One of CPR’s working hypotheses is that the payment reform models that will prove to be most successful long term at reducing costs and improving care quality will be those that put providers at financial risk while requiring transparent outcomes reporting. These arrangements allow providers to reap rewards for delivering care more efficiently, but also penalize providers for being inefficient, or for providing poor quality care; in short, both the carrot and the stick are key to changing behavior and creating lasting positive change. CPR has discussed this concept in The Payment Reform Landscape series here on Health Affairs Blog throughout this year.
A More Gradual Glide-Path Option
Yet not every provider system wanting to create an ACO will be able immediately to take on shared financial risk. For those systems, CPR and PBGH propose a “glide-path” that allows purchasers and providers to enter into an arrangement in which shared financial risk evolves over time.
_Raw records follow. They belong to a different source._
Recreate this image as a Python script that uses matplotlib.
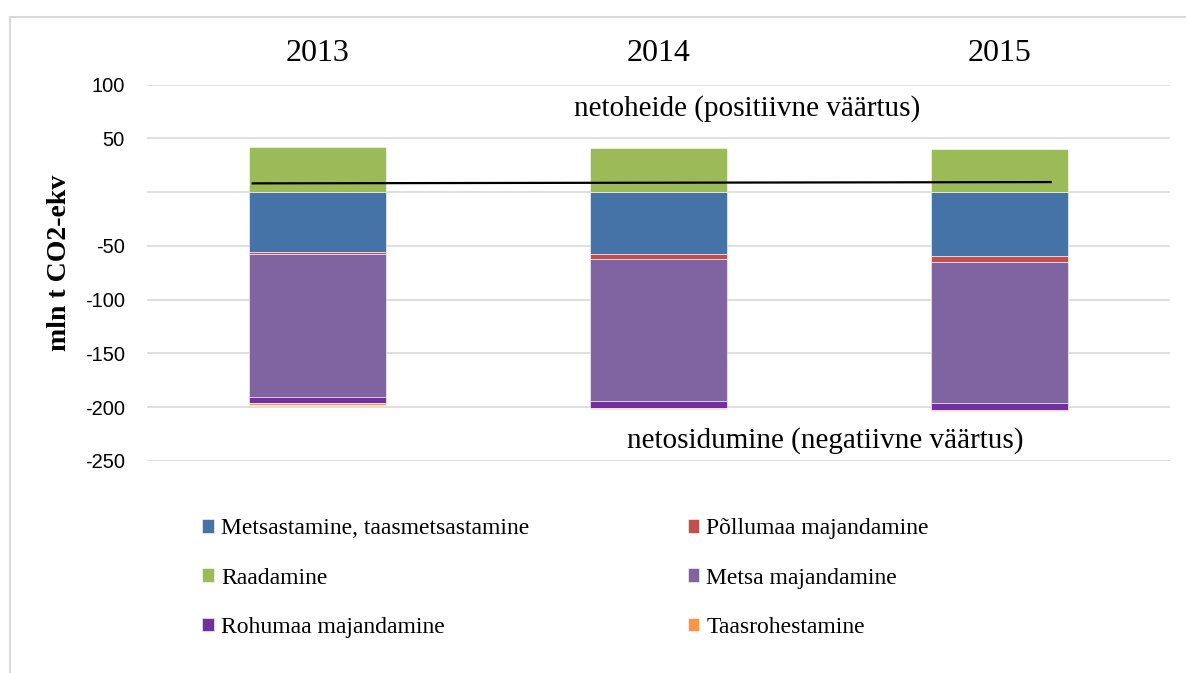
import matplotlib

matplotlib.use("Agg")
import matplotlib.pyplot as plt
import numpy as np
from matplotlib.patches import Rectangle

# values in mln t CO2-ekv
years = ["2013", "2014", "2015"]
metsastamine = [-55.8, -57.9, -59.8]
pollumaa = [-2.1, -4.5, -5.5]
raadamine = [41.5, 41.0, 39.7]
metsa_maj = [-133.0, -132.2, -131.1]
rohumaa = [-5.5, -6.2, -6.2]
taasrohestamine = [-1.5, -1.2, -1.0]

# net line (drawn as one straight segment across the bars)
net_x = [-0.19, 2.15]
net_y = [8.1, 9.3]

series = [
    ("Metsastamine, taasmetsastamine", metsastamine, "#4572A7"),
    ("Põllumaa majandamine", pollumaa, "#C0504D"),
    ("Raadamine", raadamine, "#9BBB59"),
    ("Metsa majandamine", metsa_maj, "#8064A2"),
    ("Rohumaa majandamine", rohumaa, "#7030A0"),
    ("Taasrohestamine", taasrohestamine, "#F79646"),
]

serif = "Liberation Serif"

fig = plt.figure(figsize=(11.86, 6.73), dpi=100)
ax = fig.add_axes([147 / 1186, 1 - 461 / 673, 1023 / 1186, (461 - 84.5) / 673])

x = np.arange(len(years))
pos_base = np.zeros(len(years))
neg_base = np.zeros(len(years))
handles = {}
for name, vals, color in series:
    vals = np.array(vals)
    bottom = np.where(vals >= 0, pos_base, neg_base)
    b = ax.bar(x, vals, width=0.4, bottom=bottom, color=color,
               edgecolor="white", linewidth=0.4, zorder=2, label=name)
    handles[name] = b
    pos_base = pos_base + np.clip(vals, 0, None)
    neg_base = neg_base + np.clip(vals, None, 0)

ax.plot(net_x, net_y, color="black", lw=1.6, zorder=3)

ax.set_xlim(-0.5, 2.5)
ax.set_ylim(-250, 100)
ticks = [100, 50, 0, -50, -100, -150, -200, -250]
ax.set_yticks(ticks)
ax.set_yticklabels(["" if t == 0 else str(t) for t in ticks],
                   fontfamily="Liberation Sans", fontsize=14.5)
ax.grid(axis="y", color="#D9D9D9", lw=1.2, zorder=0)
ax.tick_params(axis="y", length=0, pad=16)

ax.set_xticks(x)
ax.set_xticklabels(years, fontfamily=serif, fontsize=23)
ax.xaxis.tick_top()
ax.tick_params(axis="x", length=0, pad=12)
for s in ax.spines.values():
    s.set_visible(False)

ax.set_ylabel("mln t CO2-ekv", fontfamily=serif, fontweight="bold",
              fontsize=20)
ax.yaxis.set_label_coords(-0.073, 0.526)

ax.text(1.26, 77.8, "netoheide (positiivne väärtus)", ha="center", va="center",
        fontfamily=serif, fontsize=21)
ax.text(1.49, -230.8, "netosidumine (negatiivne väärtus)", ha="center",
        va="center", fontfamily=serif, fontsize=21)

order = ["Metsastamine, taasmetsastamine", "Raadamine", "Rohumaa majandamine",
         "Põllumaa majandamine", "Metsa majandamine", "Taasrohestamine"]
leg = fig.legend([handles[n] for n in order], order, ncol=2,
                 loc="upper left", bbox_to_anchor=(181 / 1186, 1 - 497 / 673),
                 frameon=False, prop={"family": serif, "size": 17},
                 handlelength=0.5, handleheight=0.5, handletextpad=0.3,
                 columnspacing=6.7, labelspacing=1.2)

# outer chart border
fig.patches.append(Rectangle((10 / 1186, -0.05), 1.2, 1 - 17 / 673 + 0.05,
                             transform=fig.transFigure, fill=False,
                             edgecolor="#D9D9D9", lw=1.5))

fig.savefig("out.png", dpi=100)
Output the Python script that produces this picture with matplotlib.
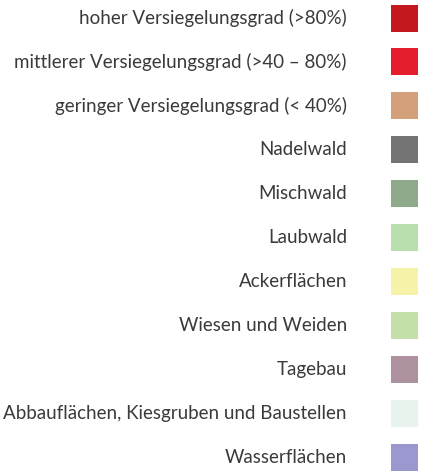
import matplotlib

matplotlib.use("Agg")
import matplotlib.pyplot as plt

labels = [
    "hoher Versiegelungsgrad (>80%)",
    "mittlerer Versiegelungsgrad (>40 – 80%)",
    "geringer Versiegelungsgrad (< 40%)",
    "Nadelwald",
    "Mischwald",
    "Laubwald",
    "Ackerflächen",
    "Wiesen und Weiden",
    "Tagebau",
    "Abbauflächen, Kiesgruben und Baustellen",
    "Wasserflächen",
]
colors = [
    "#c4171e",
    "#e41e2d",
    "#d3a07a",
    "#747474",
    "#8fa98b",
    "#badfae",
    "#f6f3a8",
    "#c4dfa7",
    "#ae919f",
    "#e8f3ee",
    "#9b97cf",
]

W, H = 439, 473
row_px = 43.95
top_px = 18

fig = plt.figure(figsize=(W / 100, H / 100), dpi=100)
ax = fig.add_axes([0, 0, 1, 1])
ax.set_xlim(0, W)
ax.set_ylim((H - top_px) / row_px, -top_px / row_px)
ax.axis("off")

rows = list(range(len(labels)))
ax.barh(rows, 27, left=391, height=27 / row_px, color=colors, edgecolor="none")

for i, lab in enumerate(labels):
    ax.text(347, i, lab, ha="right", va="center", fontsize=13.5,
            family="Lato", color="#3a3a3a")

fig.savefig("out.png", dpi=100)
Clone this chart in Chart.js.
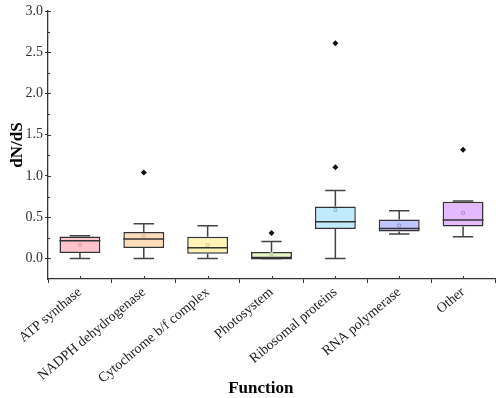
<!DOCTYPE html>
<html>
<head>
<meta charset="utf-8">
<script src="https://cdn.jsdelivr.net/npm/chart.js@4"></script>
<style>
  body { margin: 0; background: #fff; }
  #wrap { width: 500px; height: 398px; position: relative; }
</style>
</head>
<body>
<div id="wrap"><canvas id="boxChart"></canvas></div>
<script>
// data
var categories = ['ATP synthase', 'NADPH dehydrogenase', 'Cytochrome b/f complex', 'Photosystem', 'Ribosomal proteins', 'RNA polymerase', 'Other'];
var q1 = [0.065, 0.126, 0.057, 0.0, 0.356, 0.327, 0.387];
var q3 = [0.266, 0.32, 0.263, 0.077, 0.63, 0.472, 0.686];
var medians = [0.214, 0.235, 0.13, 0.0, 0.444, 0.363, 0.465];
var whiskerLow = [0.0, 0.0, 0.0, 0.0, 0.0, 0.295, 0.263];
var whiskerHigh = [0.275, 0.42, 0.396, 0.205, 0.823, 0.577, 0.695];
var means = [0.166, 0.275, 0.162, 0.053, 0.586, 0.40, 0.553];
var outliers = [[], [1.04], [], [0.307], [1.106, 2.61], [], [1.316]];
var yTickValues = [0, 0.5, 1.0, 1.5, 2.0, 2.5, 3.0];

var boxColors = ['#ffc3cc', '#ffdcb9', '#fff4b6', '#e6f7c0', '#c0eafd', '#c0c6fd', '#e5b9fd'];
var meanColors = ['#d9a0a9', '#d9b898', '#d6cc94', '#b8c99a', '#8fb8cc', '#8f96cc', '#b48fcc'];
var serif = "'Liberation Serif', 'Times New Roman', serif";

var outlierPoints = [];
outliers.forEach(function (vals, i) {
    vals.forEach(function (v) {
        outlierPoints.push({ x: categories[i], y: v });
    });
});

// whiskers, medians, inner ticks
var boxExtras = {
    id: 'boxExtras',
    afterDatasetsDraw: function (chart) {
        var ctx = chart.ctx;
        var xs = chart.scales.x;
        var ys = chart.scales.y;
        var bars = chart.getDatasetMeta(0).data;
        ctx.save();
        categories.forEach(function (c, i) {
            var cx = xs.getPixelForValue(i);
            var half = bars[i].width / 2;
            var capHalf = half / 2;
            ctx.strokeStyle = '#444';
            ctx.lineWidth = 1.5;
            ctx.beginPath();
            ctx.moveTo(cx, ys.getPixelForValue(q3[i]));
            ctx.lineTo(cx, ys.getPixelForValue(whiskerHigh[i]));
            ctx.moveTo(cx, ys.getPixelForValue(q1[i]));
            ctx.lineTo(cx, ys.getPixelForValue(whiskerLow[i]));
            ctx.moveTo(cx - capHalf, ys.getPixelForValue(whiskerHigh[i]));
            ctx.lineTo(cx + capHalf, ys.getPixelForValue(whiskerHigh[i]));
            ctx.moveTo(cx - capHalf, ys.getPixelForValue(whiskerLow[i]));
            ctx.lineTo(cx + capHalf, ys.getPixelForValue(whiskerLow[i]));
            ctx.stroke();
            ctx.strokeStyle = '#333';
            ctx.beginPath();
            ctx.moveTo(cx - half, ys.getPixelForValue(medians[i]));
            ctx.lineTo(cx + half, ys.getPixelForValue(medians[i]));
            ctx.stroke();
        });

        // ticks pointing into the plot
        var area = chart.chartArea;
        ctx.strokeStyle = '#333';
        ctx.lineWidth = 1;
        ctx.beginPath();
        for (var v = 0; v <= 3.0001; v += 0.25) {
            var py = Math.round(ys.getPixelForValue(v)) + 0.5;
            var major = Math.abs(v * 2 - Math.round(v * 2)) < 0.001;
            ctx.moveTo(area.left, py);
            ctx.lineTo(area.left + (major ? 3 : 2), py);
        }
        categories.forEach(function (c, i) {
            var px = Math.round(xs.getPixelForValue(i)) + 0.5;
            ctx.moveTo(px, area.bottom);
            ctx.lineTo(px, area.bottom - 3);
        });
        ctx.stroke();

        // x axis title
        ctx.fillStyle = '#000';
        ctx.font = 'bold 17px ' + serif;
        ctx.textAlign = 'center';
        ctx.textBaseline = 'alphabetic';
        ctx.fillText('Function', area.left + (area.right - area.left) * 0.476, 393);
        ctx.restore();
    }
};

new Chart(document.getElementById('boxChart'), {
    type: 'bar',
    data: {
        labels: categories,
        datasets: [{
            data: categories.map(function (c, i) { return [q1[i], q3[i]]; }),
            backgroundColor: boxColors,
            borderColor: '#333',
            borderWidth: 1.5,
            borderSkipped: false,
            barPercentage: 0.64,
            categoryPercentage: 1,
            order: 3
        }, {
            type: 'line',
            data: means,
            showLine: false,
            pointStyle: 'rect',
            pointRadius: 2,
            pointBorderWidth: 1,
            pointBackgroundColor: 'rgba(0,0,0,0)',
            pointBorderColor: meanColors,
            order: 1
        }, {
            type: 'line',
            data: outlierPoints,
            showLine: false,
            pointStyle: 'rectRot',
            pointRadius: 3,
            pointBackgroundColor: '#111',
            pointBorderColor: '#111',
            pointBorderWidth: 0,
            order: 1
        }]
    },
    options: {
        responsive: true,
        maintainAspectRatio: false,
        animation: false,
        layout: { padding: { top: 11, right: 3, left: 0, bottom: 0 } },
        plugins: {
            legend: { display: false },
            tooltip: { enabled: false }
        },
        scales: {
            x: {
                offset: true,
                grid: { display: true, drawOnChartArea: false, drawTicks: true, tickLength: 4, color: '#333' },
                border: { display: true, color: '#333', width: 1.3 },
                ticks: {
                    color: '#222',
                    font: { family: serif, size: 14 },
                    minRotation: 40,
                    maxRotation: 40,
                    autoSkip: false,
                    padding: 1
                },
                afterFit: function (scale) { scale.height = 119; }
            },
            y: {
                min: -0.25,
                max: 3.0,
                grid: { display: true, drawOnChartArea: false, drawTicks: true, tickLength: 3, color: '#333' },
                border: { display: true, color: '#333', width: 1.3 },
                ticks: {
                    color: '#333',
                    font: { family: serif, size: 14 },
                    padding: 2,
                    callback: function (v) { return Number(v).toFixed(1); }
                },
                afterBuildTicks: function (scale) {
                    scale.ticks = yTickValues.map(function (v) { return { value: v }; });
                },
                title: {
                    display: true,
                    text: 'dN/dS',
                    color: '#000',
                    font: { family: serif, size: 17, weight: 'bold' },
                    padding: { top: 7, bottom: 0 }
                },
                afterFit: function (scale) { scale.width = 48; }
            }
        }
    },
    plugins: [boxExtras]
});
</script>
</body>
</html>
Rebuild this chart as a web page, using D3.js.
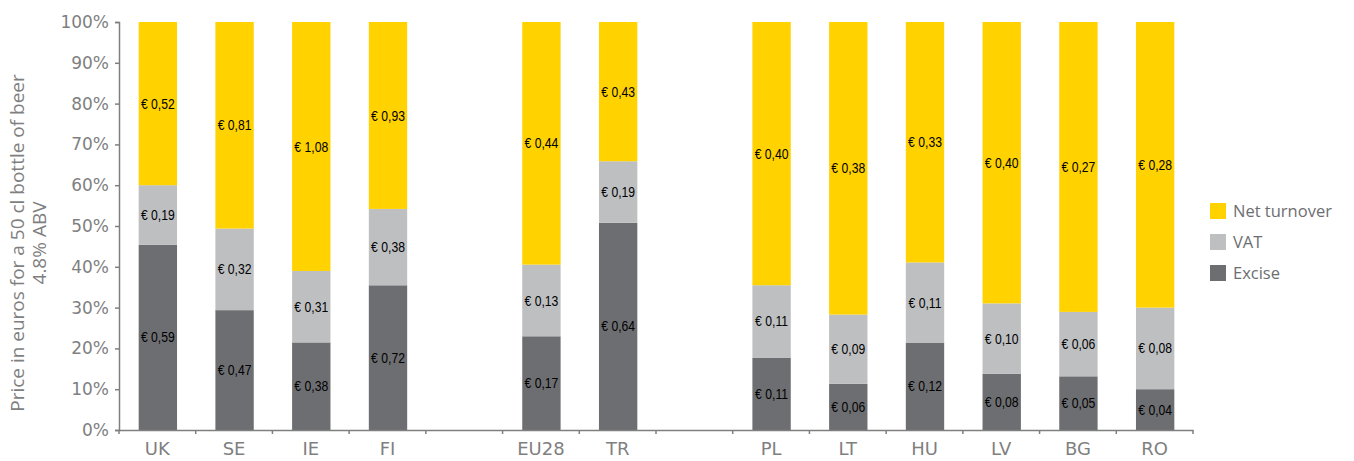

Step one can include an ACO-type arrangement where providers receive fee-for-service payments with shared savings. This initial phase should be brief, and the ACO should achieve a minimum savings rate (e.g. 2 percent) before payers distribute any savings.
As step two, the purchaser and provider network system embark on a shared risk arrangement, where the provider can earn savings — or lose funding — based on performance, and where the provider stands to bear the risks of spending over budget. Of course identifying and agreeing to performance measures is a huge part of this process. Our ACO Toolkit contains recommended performance measures that are outcomes-oriented and patient-centered.
Finally, the ACO should transition to a population-based-payment model. In this phase, the ACO should receive a population-based payment using a predetermined amount based on the ACO’s expected costs. Underlying provider payment structures may include bundled payments or case-management fees in place of traditional fee-for-service payments that can be modified or reduced over time. This design incentivizes the ACO to practice “population management,” caring for specific populations of patients (e.g. those with chronic illness) while focusing on quality and efficiency.
The ACO should be eligible for shared savings only if it reduces costs (for example, by at least 3 percent). As the ACO achieves savings goals, the proportion of risk shared can increase. The ACO’s ability to manage risk successfully should determine the pace of the transition from shared savings to full risk sharing.
If ACOs are truly going to offer a new way to deliver and pay for care, it is important for purchasers to set the bar high, with expectations for improvement in care quality and cost savings. Like everything in health care, we know change won’t happen overnight, but we look forward to seeing progress, with more ACOs emerging to meet the criteria we outlined above and willing to take on shared financial risk.